• **Stated problem**: Leaving out every picture, copy the lines of the data exactly, from the first through the line containing "const yTicks = [0, 10, 20, 30, 40, 50];".

** Start of Data shown **

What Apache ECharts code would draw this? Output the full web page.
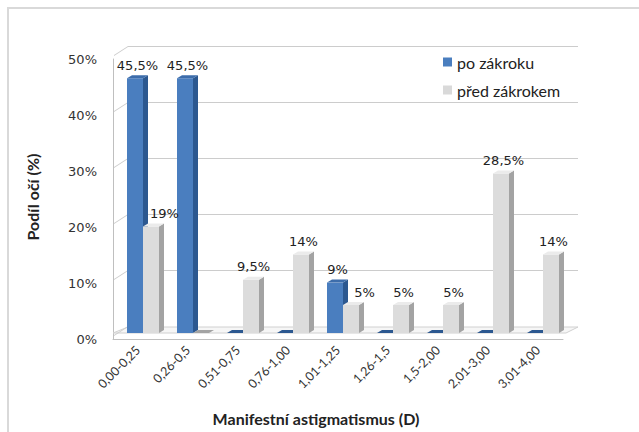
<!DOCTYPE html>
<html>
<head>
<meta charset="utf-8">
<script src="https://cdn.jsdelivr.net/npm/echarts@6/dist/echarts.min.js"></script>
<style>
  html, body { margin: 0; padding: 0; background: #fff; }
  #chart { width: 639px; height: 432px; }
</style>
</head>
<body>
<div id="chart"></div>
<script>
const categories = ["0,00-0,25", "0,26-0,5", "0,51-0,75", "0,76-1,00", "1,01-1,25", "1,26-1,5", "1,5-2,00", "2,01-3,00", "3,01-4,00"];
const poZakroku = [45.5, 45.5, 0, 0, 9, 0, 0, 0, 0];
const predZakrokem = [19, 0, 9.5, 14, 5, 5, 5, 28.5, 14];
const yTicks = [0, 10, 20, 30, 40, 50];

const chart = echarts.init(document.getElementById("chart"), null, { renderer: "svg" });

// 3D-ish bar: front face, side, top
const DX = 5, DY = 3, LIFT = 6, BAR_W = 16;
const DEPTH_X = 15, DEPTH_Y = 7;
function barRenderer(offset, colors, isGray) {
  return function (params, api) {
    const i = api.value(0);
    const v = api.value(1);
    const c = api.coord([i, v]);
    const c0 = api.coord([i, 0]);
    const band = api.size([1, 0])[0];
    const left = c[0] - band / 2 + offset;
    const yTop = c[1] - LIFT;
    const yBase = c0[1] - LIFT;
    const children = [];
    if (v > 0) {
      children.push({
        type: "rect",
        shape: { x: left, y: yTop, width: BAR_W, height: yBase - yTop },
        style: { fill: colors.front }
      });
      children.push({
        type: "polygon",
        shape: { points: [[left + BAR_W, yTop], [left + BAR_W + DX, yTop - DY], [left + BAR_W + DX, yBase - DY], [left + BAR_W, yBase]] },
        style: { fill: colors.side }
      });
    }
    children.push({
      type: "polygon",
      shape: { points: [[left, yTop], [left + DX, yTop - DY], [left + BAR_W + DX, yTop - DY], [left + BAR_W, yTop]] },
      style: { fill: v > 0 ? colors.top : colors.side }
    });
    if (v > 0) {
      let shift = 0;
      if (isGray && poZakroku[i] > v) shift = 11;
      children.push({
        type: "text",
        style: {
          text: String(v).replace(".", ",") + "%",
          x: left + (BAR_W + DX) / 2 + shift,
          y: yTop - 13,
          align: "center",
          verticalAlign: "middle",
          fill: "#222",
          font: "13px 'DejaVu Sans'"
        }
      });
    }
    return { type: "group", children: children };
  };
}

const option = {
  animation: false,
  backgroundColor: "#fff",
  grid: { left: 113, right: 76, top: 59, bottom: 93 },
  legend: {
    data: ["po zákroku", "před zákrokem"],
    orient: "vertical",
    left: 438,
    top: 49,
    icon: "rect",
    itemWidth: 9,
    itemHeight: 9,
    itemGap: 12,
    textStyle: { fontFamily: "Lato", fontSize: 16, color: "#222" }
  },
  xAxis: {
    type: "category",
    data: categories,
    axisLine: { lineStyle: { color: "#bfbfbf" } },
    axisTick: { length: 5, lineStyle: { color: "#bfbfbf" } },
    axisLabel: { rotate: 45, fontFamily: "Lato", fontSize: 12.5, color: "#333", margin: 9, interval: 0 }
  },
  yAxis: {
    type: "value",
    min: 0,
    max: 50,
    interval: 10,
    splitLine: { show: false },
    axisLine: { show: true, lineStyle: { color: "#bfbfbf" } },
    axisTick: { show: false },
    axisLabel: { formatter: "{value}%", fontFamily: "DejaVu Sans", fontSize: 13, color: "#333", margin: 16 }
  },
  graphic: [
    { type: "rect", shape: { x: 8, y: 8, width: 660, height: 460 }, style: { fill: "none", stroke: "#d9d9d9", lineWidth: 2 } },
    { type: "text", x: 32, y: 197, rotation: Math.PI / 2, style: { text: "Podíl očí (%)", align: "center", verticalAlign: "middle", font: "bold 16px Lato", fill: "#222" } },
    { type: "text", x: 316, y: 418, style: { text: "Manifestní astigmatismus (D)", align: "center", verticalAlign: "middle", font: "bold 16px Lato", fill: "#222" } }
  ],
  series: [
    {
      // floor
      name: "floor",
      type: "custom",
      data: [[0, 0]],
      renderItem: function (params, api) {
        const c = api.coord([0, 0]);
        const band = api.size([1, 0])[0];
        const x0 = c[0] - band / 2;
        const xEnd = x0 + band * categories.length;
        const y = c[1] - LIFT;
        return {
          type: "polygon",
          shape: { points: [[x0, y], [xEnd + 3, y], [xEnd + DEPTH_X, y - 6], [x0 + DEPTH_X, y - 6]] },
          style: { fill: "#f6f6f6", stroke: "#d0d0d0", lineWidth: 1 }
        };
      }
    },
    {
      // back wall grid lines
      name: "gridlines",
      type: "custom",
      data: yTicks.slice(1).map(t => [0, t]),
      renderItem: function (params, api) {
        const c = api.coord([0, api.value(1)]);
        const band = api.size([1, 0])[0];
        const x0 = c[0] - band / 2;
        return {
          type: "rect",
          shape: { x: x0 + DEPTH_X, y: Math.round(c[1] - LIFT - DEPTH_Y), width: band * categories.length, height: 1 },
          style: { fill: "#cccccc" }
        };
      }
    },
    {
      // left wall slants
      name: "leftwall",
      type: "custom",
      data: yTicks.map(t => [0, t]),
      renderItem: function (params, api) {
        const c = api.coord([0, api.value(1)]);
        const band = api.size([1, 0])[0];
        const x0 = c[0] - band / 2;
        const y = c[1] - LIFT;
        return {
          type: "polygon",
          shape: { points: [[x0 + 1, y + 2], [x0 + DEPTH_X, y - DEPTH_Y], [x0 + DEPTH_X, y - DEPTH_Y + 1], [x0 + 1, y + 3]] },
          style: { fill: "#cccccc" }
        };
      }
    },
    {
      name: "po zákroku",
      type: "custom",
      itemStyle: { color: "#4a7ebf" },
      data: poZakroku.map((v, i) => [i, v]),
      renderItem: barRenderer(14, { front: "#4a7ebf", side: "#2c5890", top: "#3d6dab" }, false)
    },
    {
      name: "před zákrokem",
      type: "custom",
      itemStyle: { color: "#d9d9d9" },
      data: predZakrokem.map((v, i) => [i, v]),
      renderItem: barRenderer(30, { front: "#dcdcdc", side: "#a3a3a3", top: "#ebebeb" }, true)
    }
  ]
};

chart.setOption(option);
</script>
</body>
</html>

** End of Data shown **

• **Final result**:
What Apache ECharts code would draw this? Output the full web page.
<!DOCTYPE html>
<html>
<head>
<meta charset="utf-8">
<script src="https://cdn.jsdelivr.net/npm/echarts@6/dist/echarts.min.js"></script>
<style>
  html, body { margin: 0; padding: 0; background: #fff; }
  #chart { width: 639px; height: 432px; }
</style>
</head>
<body>
<div id="chart"></div>
<script>
const categories = ["0,00-0,25", "0,26-0,5", "0,51-0,75", "0,76-1,00", "1,01-1,25", "1,26-1,5", "1,5-2,00", "2,01-3,00", "3,01-4,00"];
const poZakroku = [45.5, 45.5, 0, 0, 9, 0, 0, 0, 0];
const predZakrokem = [19, 0, 9.5, 14, 5, 5, 5, 28.5, 14];
const yTicks = [0, 10, 20, 30, 40, 50];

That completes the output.